[Your goal]:
Exactly the lines from the one with "Write a web" through the one with "25, 30, 35];" should be returned, both ends included and nothing else. Omit any pictures.

[Extracted entries]:
_ _ _ _ _
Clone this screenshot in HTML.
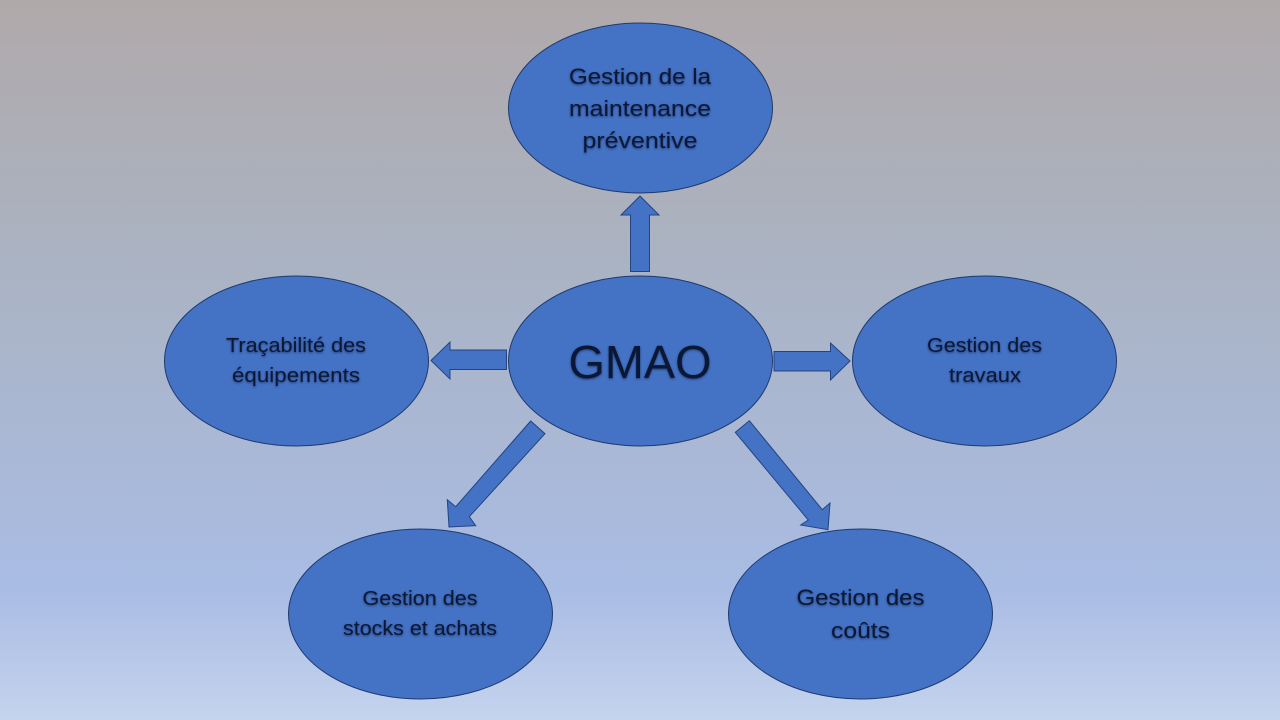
<!DOCTYPE html>
<html lang="fr">
<head>
<meta charset="utf-8">
<title>GMAO</title>
<style>
html,body{margin:0;padding:0;width:1280px;height:720px;overflow:hidden}
body{background:linear-gradient(180deg,#b0a9aa 0%,#aab4c6 41%,#a9bce4 82%,#c5d3ed 100%)}
svg{display:block;position:absolute;left:0;top:0}
text{font-family:"Liberation Sans",sans-serif;fill:#0a1836;text-shadow:0 1px 2px rgba(0,0,30,.5)}
.s{stroke:#234480;stroke-width:1;fill:#4472c4}
.e{stroke:#1f3a6e;stroke-width:1;fill:#4472c4}
</style>
</head>
<body>
<svg width="1280" height="720" viewBox="0 0 1280 720" xmlns="http://www.w3.org/2000/svg">
  <ellipse class="e" cx="640.5" cy="108" rx="132" ry="85"/>
  <ellipse class="e" cx="640.5" cy="361" rx="132" ry="85"/>
  <ellipse class="e" cx="296.5" cy="361" rx="132" ry="85"/>
  <ellipse class="e" cx="984.5" cy="361" rx="132" ry="85"/>
  <ellipse class="e" cx="420.5" cy="614" rx="132" ry="85"/>
  <ellipse class="e" cx="860.5" cy="614" rx="132" ry="85"/>

  <polygon class="s" points="630.5,271.5 630.5,215 621,215 640,196 659,215 649.5,215 649.5,271.5"/>
  <polygon class="s" points="506.5,350 450,350 450,342 431,360.5 450,379 450,369.5 506.5,369.5"/>
  <polygon class="s" points="774,351.5 830.5,351.5 830.5,343 850,361 830.5,380 830.5,371 774,371"/>
  <polygon class="s" points="530.7,421 545,433.7 469.3,516.7 475.7,525.7 449,527 447.3,499.7 455.7,506.7"/>
  <polygon class="s" points="749.3,420.7 735.3,432.3 808.3,520 800.7,525 828,529.7 830,503 822.3,509.7"/>

  <text x="640" y="84" text-anchor="middle" font-size="22.5" textLength="142" lengthAdjust="spacingAndGlyphs">Gestion de la</text>
  <text x="640" y="116" text-anchor="middle" font-size="22.5" textLength="142" lengthAdjust="spacingAndGlyphs">maintenance</text>
  <text x="640" y="148" text-anchor="middle" font-size="22.5" textLength="115" lengthAdjust="spacingAndGlyphs">préventive</text>

  <text x="640" y="378" text-anchor="middle" font-size="46" textLength="143" lengthAdjust="spacingAndGlyphs">GMAO</text>

  <text x="296" y="352" text-anchor="middle" font-size="20" textLength="140" lengthAdjust="spacingAndGlyphs">Traçabilité des</text>
  <text x="296" y="382" text-anchor="middle" font-size="20" textLength="128" lengthAdjust="spacingAndGlyphs">équipements</text>

  <text x="984.5" y="352" text-anchor="middle" font-size="20" textLength="115" lengthAdjust="spacingAndGlyphs">Gestion des</text>
  <text x="985" y="382" text-anchor="middle" font-size="20" textLength="72" lengthAdjust="spacingAndGlyphs">travaux</text>

  <text x="420" y="605" text-anchor="middle" font-size="20" textLength="115" lengthAdjust="spacingAndGlyphs">Gestion des</text>
  <text x="420" y="635" text-anchor="middle" font-size="20" textLength="154" lengthAdjust="spacingAndGlyphs">stocks et achats</text>

  <text x="860.5" y="605" text-anchor="middle" font-size="22.5" textLength="128" lengthAdjust="spacingAndGlyphs">Gestion des</text>
  <text x="860.5" y="638" text-anchor="middle" font-size="22.5" textLength="59" lengthAdjust="spacingAndGlyphs">coûts</text>
</svg>
</body>
</html>
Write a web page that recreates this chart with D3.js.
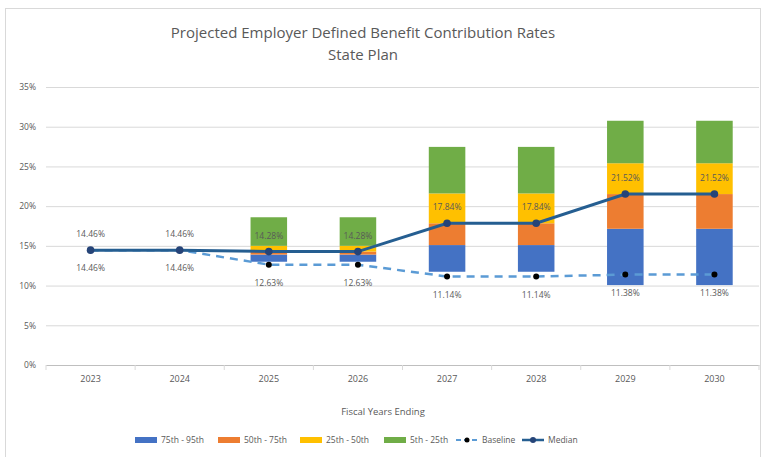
<!DOCTYPE html>
<html>
<head>
<meta charset="utf-8">
<script src="https://cdn.jsdelivr.net/npm/d3@7"></script>
<style>
  html, body { margin: 0; padding: 0; background: #fff; }
  svg { display: block; }
  text { font-family: "Open Sans", "Noto Sans", sans-serif; fill: #595959; }
</style>
</head>
<body>
<svg id="chart" width="763" height="457"></svg>
<script>
// Fiscal years and percentile bands of the projected employer contribution rate (%)
const years    = ["2023", "2024", "2025", "2026", "2027", "2028", "2029", "2030"];
const p95      = [14.46, 14.46, 13.00, 13.00, 11.74, 11.74, 10.06, 10.06];
const p75      = [14.46, 14.46, 13.90, 13.90, 15.10, 15.10, 17.15, 17.15];
const median   = [14.46, 14.46, 14.28, 14.28, 17.84, 17.84, 21.52, 21.52];
const p25      = [14.46, 14.46, 15.00, 15.00, 21.60, 21.60, 25.40, 25.40];
const p5       = [14.46, 14.46, 18.60, 18.60, 27.46, 27.46, 30.75, 30.75];
const baseline = [14.46, 14.46, 12.63, 12.63, 11.14, 11.14, 11.38, 11.38];
const yTicks   = [0, 5, 10, 15, 20, 25, 30, 35];

const bands = [
  { name: "75th - 95th", lo: p95,    hi: p75,    color: "#4472c4" },
  { name: "50th - 75th", lo: p75,    hi: median, color: "#ed7d31" },
  { name: "25th - 50th", lo: median, hi: p25,    color: "#ffc000" },
  { name: "5th - 25th",  lo: p25,    hi: p5,     color: "#70ad47" }
];

const svg = d3.select("#chart");
const plot = { left: 46, right: 759, top: 87, bottom: 365 };

// chart frame
svg.append("rect")
  .attr("x", 5.5).attr("y", 8.5).attr("width", 755).attr("height", 460)
  .attr("fill", "#fff").attr("stroke", "#d9d9d9");

const x = d3.scaleBand().domain(years).range([plot.left, plot.right]).paddingInner(0.59).paddingOuter(0.295);
const xc = d => x(d) + x.bandwidth() / 2;
const y = d3.scaleLinear().domain([0, 35]).range([plot.bottom, plot.top]);

// title
svg.append("text").attr("x", 363).attr("y", 38).attr("text-anchor", "middle")
  .attr("font-size", 15).text("Projected Employer Defined Benefit Contribution Rates");
svg.append("text").attr("x", 363).attr("y", 60).attr("text-anchor", "middle")
  .attr("font-size", 15).text("State Plan");

// gridlines + y axis labels
const yAxis = d3.axisLeft(y).tickValues(yTicks)
  .tickSize(-(plot.right - plot.left)).tickPadding(10)
  .tickFormat(d => d + "%");
const gy = svg.append("g").attr("transform", `translate(${plot.left},0)`).call(yAxis);
gy.select(".domain").remove();
gy.selectAll(".tick line").attr("stroke", "#d9d9d9");
gy.selectAll(".tick text").attr("font-size", 8.5).attr("fill", "#595959")
  .style("font-family", '"Open Sans", sans-serif');

// x axis
const xAxis = d3.axisBottom(x).tickSize(0).tickPadding(11);
const gx = svg.append("g").attr("transform", `translate(0,${plot.bottom})`).call(xAxis);
gx.select(".domain").attr("stroke", "#bfbfbf");
gx.selectAll(".tick text").attr("font-size", 9).attr("fill", "#595959")
  .style("font-family", '"Open Sans", sans-serif');
// category boundary tick marks
gx.selectAll(".bound").data(d3.range(years.length + 1)).enter().append("line")
  .attr("x1", i => plot.left + i * (plot.right - plot.left) / years.length)
  .attr("x2", i => plot.left + i * (plot.right - plot.left) / years.length)
  .attr("y1", 0).attr("y2", 5).attr("stroke", "#d9d9d9");

svg.append("text").attr("x", 383).attr("y", 415).attr("text-anchor", "middle")
  .attr("font-size", 9.5).text("Fiscal Years Ending");

// stacked percentile bars
bands.forEach(b => {
  svg.append("g").selectAll("rect").data(years).enter().append("rect")
    .attr("x", d => x(d))
    .attr("width", x.bandwidth())
    .attr("y", (d, i) => y(b.hi[i]))
    .attr("height", (d, i) => Math.max(0, y(b.lo[i]) - y(b.hi[i])))
    .attr("fill", b.color);
});

// baseline (dashed) with markers
const line = vals => d3.line().x((d, i) => xc(years[i])).y(d => y(d))(vals);
svg.append("path").attr("d", line(baseline)).attr("fill", "none")
  .attr("stroke", "#5b9bd5").attr("stroke-width", 2.5).attr("stroke-dasharray", "8,6");
svg.append("g").selectAll("circle").data(baseline).enter().append("circle")
  .attr("cx", (d, i) => xc(years[i])).attr("cy", d => y(d)).attr("r", 3).attr("fill", "#000");

// median line with markers
svg.append("path").attr("d", line(median)).attr("fill", "none")
  .attr("stroke", "#255e91").attr("stroke-width", 3);
svg.append("g").selectAll("circle").data(median).enter().append("circle")
  .attr("cx", (d, i) => xc(years[i])).attr("cy", d => y(d)).attr("r", 3.8).attr("fill", "#264478");

// value labels
svg.append("g").selectAll("text").data(median).enter().append("text")
  .attr("x", (d, i) => xc(years[i])).attr("y", d => y(d) - 13)
  .attr("text-anchor", "middle").attr("font-size", 8.5)
  .text(d => d.toFixed(2) + "%");
svg.append("g").selectAll("text").data(baseline).enter().append("text")
  .attr("x", (d, i) => xc(years[i])).attr("y", d => y(d) + 21)
  .attr("text-anchor", "middle").attr("font-size", 8.5)
  .text(d => d.toFixed(2) + "%");

// legend
const lg = svg.append("g").attr("transform", "translate(0,440)");
const legendItems = [
  { name: "75th - 95th", type: "bar", color: "#4472c4", x: 135 },
  { name: "50th - 75th", type: "bar", color: "#ed7d31", x: 218 },
  { name: "25th - 50th", type: "bar", color: "#ffc000", x: 300 },
  { name: "5th - 25th",  type: "bar", color: "#70ad47", x: 384 },
  { name: "Baseline",    type: "base", x: 456 },
  { name: "Median",      type: "med",  x: 522 }
];
legendItems.forEach(it => {
  const g = lg.append("g").attr("transform", `translate(${it.x},0)`);
  if (it.type === "bar") {
    g.append("rect").attr("x", 0).attr("y", -3).attr("width", 22).attr("height", 6).attr("fill", it.color);
  } else if (it.type === "base") {
    g.append("line").attr("x1", 0).attr("x2", 22).attr("y1", 0).attr("y2", 0)
      .attr("stroke", "#5b9bd5").attr("stroke-width", 2).attr("stroke-dasharray", "5,3");
    g.append("circle").attr("cx", 11).attr("cy", 0).attr("r", 2.5).attr("fill", "#000");
  } else {
    g.append("line").attr("x1", 0).attr("x2", 22).attr("y1", 0).attr("y2", 0)
      .attr("stroke", "#255e91").attr("stroke-width", 2.5);
    g.append("circle").attr("cx", 11).attr("cy", 0).attr("r", 3).attr("fill", "#264478");
  }
  g.append("text").attr("x", 26).attr("y", 3).attr("font-size", 8.5).text(it.name);
});
</script>
</body>
</html>
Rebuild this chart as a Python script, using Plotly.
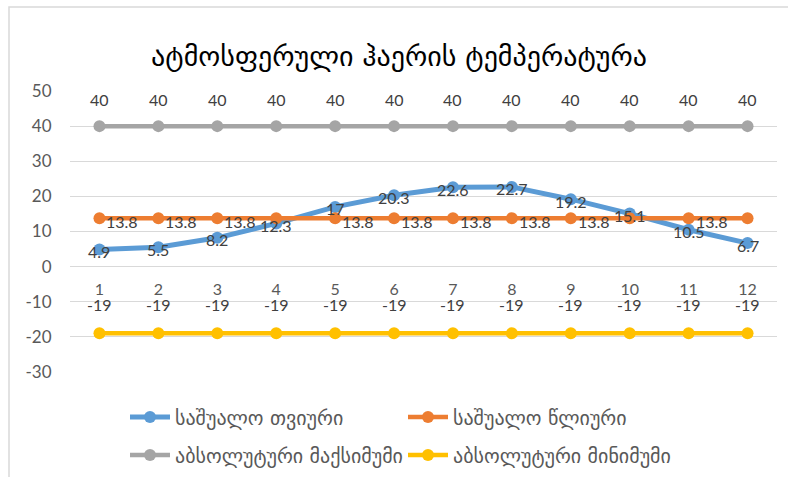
import plotly.graph_objects as go

months = [1, 2, 3, 4, 5, 6, 7, 8, 9, 10, 11, 12]
month_labels = ["1", "2", "3", "4", "5", "6", "7", "8", "9", "10", "11", "12"]
avg_monthly = [4.9, 5.5, 8.2, 12.3, 17, 20.3, 22.6, 22.7, 19.2, 15.1, 10.5, 6.7]
avg_annual = [13.8] * 12
abs_max = [40] * 12
abs_min = [-19] * 12
# which points of the annual series carry a visible data label in the reference
annual_label_shown = [1, 1, 1, 0, 1, 1, 1, 1, 1, 0, 1, 0]
y_ticks = [-30, -20, -10, 0, 10, 20, 30, 40, 50]
y_tick_labels = ["-30", "-20", "-10", "0", "10", "20", "30", "40", "50"]

title_text = "ატმოსფერული ჰაერის ტემპერატურა"
names = ["საშუალო თვიური", "საშუალო წლიური", "აბსოლუტური მაქსიმუმი", "აბსოლუტური მინიმუმი"]
colors = ["#5B9BD5", "#ED7D31", "#A5A5A5", "#FFC000"]

W, H = 788, 477
ML, MR, MT, MB = 70, 11, 91, 105
NUM_FONT = "Lato, Carlito, 'DejaVu Sans', sans-serif"
GEO_FONT = "'DejaVu Sans', sans-serif"

plot_w = W - ML - MR
plot_h = H - MT - MB
def px_x(p):
    return (p - ML) / plot_w
def px_y(p):
    return (H - MB - p) / plot_h

fig = go.Figure()
series = [avg_monthly, avg_annual, abs_max, abs_min]
legend_ids = ["legend", "legend2", "legend3", "legend4"]
widths = [5, 4.5, 4.5, 4.5]
for vals, name, col, lg, lw in zip(series, names, colors, legend_ids, widths):
    fig.add_trace(go.Scatter(
        x=months, y=vals, name=name, mode="lines+markers",
        line=dict(color=col, width=lw),
        marker=dict(color=col, size=12),
        legend=lg, hoverinfo="skip", showlegend=True,
    ))

lab_font = dict(family=NUM_FONT, size=16, color="#404040")
ann = []
for m, v in zip(months, avg_monthly):
    ann.append(dict(x=m, y=v, text=f"{v:g}", showarrow=False, xanchor="center",
                    yanchor="middle", yshift=-2, font=lab_font))
for m, v, s in zip(months, avg_annual, annual_label_shown):
    if s:
        ann.append(dict(x=m, y=v, text=f"{v:g}", showarrow=False, xanchor="left",
                        yanchor="middle", xshift=5, yshift=-3, font=lab_font))
for m, v in zip(months, abs_max):
    ann.append(dict(x=m, y=v, text=f"{v:g}", showarrow=False, xanchor="center",
                    yanchor="middle", yshift=27, font=lab_font))
for m, v in zip(months, abs_min):
    ann.append(dict(x=m, y=v, text=f"{v:g}", showarrow=False, xanchor="center",
                    yanchor="middle", yshift=29, font=lab_font))

ymin, ymax = -30, 50
zero_pos = (0 - ymin) / (ymax - ymin)

def leg(xp, yp):
    return dict(orientation="h", x=px_x(xp), xanchor="left", y=px_y(yp), yanchor="middle",
                itemwidth=40, font=dict(family=GEO_FONT, size=20, color="#595959"),
                bgcolor="rgba(0,0,0,0)")

fig.update_layout(
    width=W, height=H,
    margin=dict(l=ML, r=MR, t=MT, b=MB, autoexpand=False),
    paper_bgcolor="white", plot_bgcolor="white",
    title=dict(text=title_text, x=399 / W, xanchor="center", xref="container",
               y=1 - 56 / H, yanchor="middle", yref="container",
               font=dict(family=GEO_FONT, size=28, color="#000000")),
    xaxis=dict(range=[0.5, 12.5], tickmode="array", tickvals=months, ticktext=month_labels,
               anchor="free", position=zero_pos, showgrid=False, zeroline=False,
               showline=False, ticks="outside", ticklen=8, tickcolor="rgba(0,0,0,0)",
               tickfont=dict(family=NUM_FONT, size=16, color="#595959")),
    yaxis=dict(range=[ymin, ymax], tickmode="array", tickvals=y_ticks, ticktext=y_tick_labels,
               showgrid=True, gridcolor="#D9D9D9", gridwidth=1,
               zeroline=True, zerolinecolor="#D9D9D9", zerolinewidth=1, showline=False,
               ticks="outside", ticklen=14, tickcolor="rgba(0,0,0,0)",
               tickfont=dict(family=NUM_FONT, size=17, color="#595959")),
    annotations=ann,
    showlegend=True,
    legend=leg(125, 417),
    legend2=leg(403, 417),
    legend3=leg(125, 455),
    legend4=leg(403, 455),
    shapes=[dict(type="rect", xref="paper", yref="paper",
                 x0=px_x(9), x1=px_x(805), y0=px_y(490), y1=px_y(7),
                 line=dict(color="#D9D9D9", width=1.5), fillcolor="rgba(0,0,0,0)", layer="below")],
)

fig.write_html("out.html", config={"displayModeBar": False},
               post_script="document.body.style.margin='0';document.body.style.overflow='hidden';")
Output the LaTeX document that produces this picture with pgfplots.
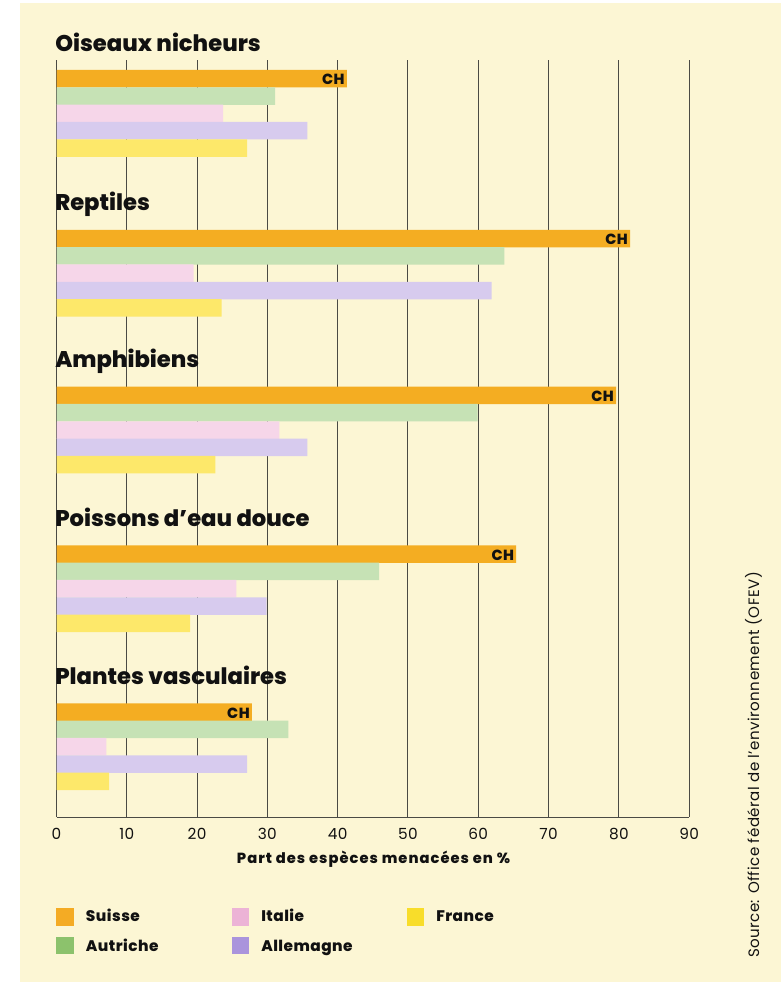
\documentclass[border=0pt]{standalone}
\usepackage{fontspec}
\setmainfont{Poppins}[BoldFont={* ExtraBold}]
\usepackage{pgfplots}
\pgfplotsset{compat=1.18}
\definecolor{bg}{HTML}{FCF6D4}
\definecolor{gridc}{HTML}{4A4A44}
\definecolor{cOr}{HTML}{F4AD22}
\definecolor{cGr}{HTML}{C6E2B5}
\definecolor{cPk}{HTML}{F6D6E9}
\definecolor{cPu}{HTML}{D7CBEE}
\definecolor{cYe}{HTML}{FDE86A}
\definecolor{lOr}{HTML}{F4AB24}
\definecolor{lGr}{HTML}{8CC26C}
\definecolor{lPk}{HTML}{ECB3D6}
\definecolor{lPu}{HTML}{AA94DC}
\definecolor{lYe}{HTML}{F8DD2A}
\definecolor{txt}{HTML}{111111}
\begin{document}
\begin{tikzpicture}
\begin{scope}[x=0.75pt,y=-0.75pt]
\path[use as bounding box] (0,0) rectangle (781,982);
\fill[white] (0,0) rectangle (781,982);
\fill[bg] (20,3) rectangle (781,982);
\end{scope}
\begin{axis}[
  at={(56.5*0.75pt,-60*0.75pt)}, anchor=north west,
  scale only axis, width=474.5pt, height=567.75pt,
  xmin=0, xmax=90, ymin=60, ymax=817, y dir=reverse,
  axis x line=bottom, axis y line=left,
  axis line style={-, draw=gridc, line width=0.75pt},
  xtick={0,10,...,90}, ytick=\empty,
  xmajorgrids, major grid style={draw=gridc, line width=0.75pt},
  major tick length=0pt,
  /pgf/number format/assume math mode=true,
  xticklabel style={anchor=base, yshift=-16.5pt, font=\fontsize{11.5}{12}\selectfont\addfontfeatures{LetterSpace=2}, text=txt},
  xbar, bar shift=0pt, bar width=17.5,
  clip=false,
]
\addplot[fill=cOr, draw=none,
  nodes near coords={CH},
  every node near coord/.append style={anchor=east, xshift=-1.5pt, yshift=-0.75pt, inner sep=0pt, text=txt, font=\bfseries\fontsize{11}{12}\selectfont\addfontfeatures{LetterSpace=3}}]
  coordinates {(41.3,78.7) (81.6,238.5) (79.6,395.3) (65.4,554.0) (27.8,712.0)};
\addplot[fill=cGr, draw=none]
  coordinates {(31.1,96.0) (63.7,255.8) (59.9,412.6) (45.9,571.3) (33.0,729.3)};
\addplot[fill=cPk, draw=none]
  coordinates {(23.7,113.4) (19.5,273.2) (31.7,430.0) (25.6,588.7) (7.1,746.7)};
\addplot[fill=cPu, draw=none]
  coordinates {(35.7,130.7) (61.9,290.5) (35.7,447.3) (29.9,606.0) (27.1,764.0)};
\addplot[fill=cYe, draw=none]
  coordinates {(27.1,148.1) (23.5,307.9) (22.6,464.7) (19.0,623.4) (7.5,781.4)};
\end{axis}
\begin{scope}[x=0.75pt,y=-0.75pt, every node/.style={text=txt, inner sep=0pt}]
\def\tf{\bfseries\fontsize{17}{20}\selectfont}
\node[anchor=base west, font=\tf] at (55,51) {Oiseaux nicheurs};
\node[anchor=base west, font=\tf] at (55,210.8) {Reptiles};
\node[anchor=base west, font=\tf] at (55,367.6) {Amphibiens};
\node[anchor=base west, font=\tf] at (55,526.3) {Poissons d’eau douce};
\node[anchor=base west, font=\tf] at (55,684.3) {Plantes vasculaires};
\node[anchor=base, font=\bfseries\fontsize{11}{12}\selectfont\addfontfeatures{LetterSpace=7}] at (373.5,863.3) {Part des espèces menacées en \%};
\def\lf{\bfseries\fontsize{11.5}{12}\selectfont\addfontfeatures{LetterSpace=3}}
\fill[lOr] (56,908.3) rectangle (73.7,925.7);
\fill[lGr] (56,936.7) rectangle (73.7,954.1);
\fill[lPk] (231.7,908.3) rectangle (249.4,925.7);
\fill[lPu] (231.7,936.7) rectangle (249.4,954.1);
\fill[lYe] (406.7,908.3) rectangle (424.4,925.7);
\node[anchor=base west, font=\lf] at (85.7,921.7) {Suisse};
\node[anchor=base west, font=\lf] at (85.7,951) {Autriche};
\node[anchor=base west, font=\lf] at (261,921.7) {Italie};
\node[anchor=base west, font=\lf] at (261,951) {Allemagne};
\node[anchor=base west, font=\lf] at (436,921.7) {France};
\node[rotate=90, font=\fontsize{11.3}{12}\selectfont\addfontfeatures{LetterSpace=3}] at (753.5,765) {Source: Office fédéral de l’environnement (OFEV)};
\end{scope}
\end{tikzpicture}
\end{document}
_ _ _ _ _
[Output for this exercise]:
Write a web page that recreates this chart with D3.js.
<!DOCTYPE html>
<html>
<head>
<meta charset="utf-8">
<script src="https://cdn.jsdelivr.net/npm/d3@7"></script>
<style>
  html, body { margin: 0; padding: 0; background: #fff; }
  svg { display: block; }
  text { font-family: "Open Sans", "Noto Sans", sans-serif; fill: #595959; }
</style>
</head>
<body>
<svg id="chart" width="763" height="457"></svg>
<script>
// Fiscal years and percentile bands of the projected employer contribution rate (%)
const years    = ["2023", "2024", "2025", "2026", "2027", "2028", "2029", "2030"];
const p95      = [14.46, 14.46, 13.00, 13.00, 11.74, 11.74, 10.06, 10.06];
const p75      = [14.46, 14.46, 13.90, 13.90, 15.10, 15.10, 17.15, 17.15];
const median   = [14.46, 14.46, 14.28, 14.28, 17.84, 17.84, 21.52, 21.52];
const p25      = [14.46, 14.46, 15.00, 15.00, 21.60, 21.60, 25.40, 25.40];
const p5       = [14.46, 14.46, 18.60, 18.60, 27.46, 27.46, 30.75, 30.75];
const baseline = [14.46, 14.46, 12.63, 12.63, 11.14, 11.14, 11.38, 11.38];
const yTicks   = [0, 5, 10, 15, 20, 25, 30, 35];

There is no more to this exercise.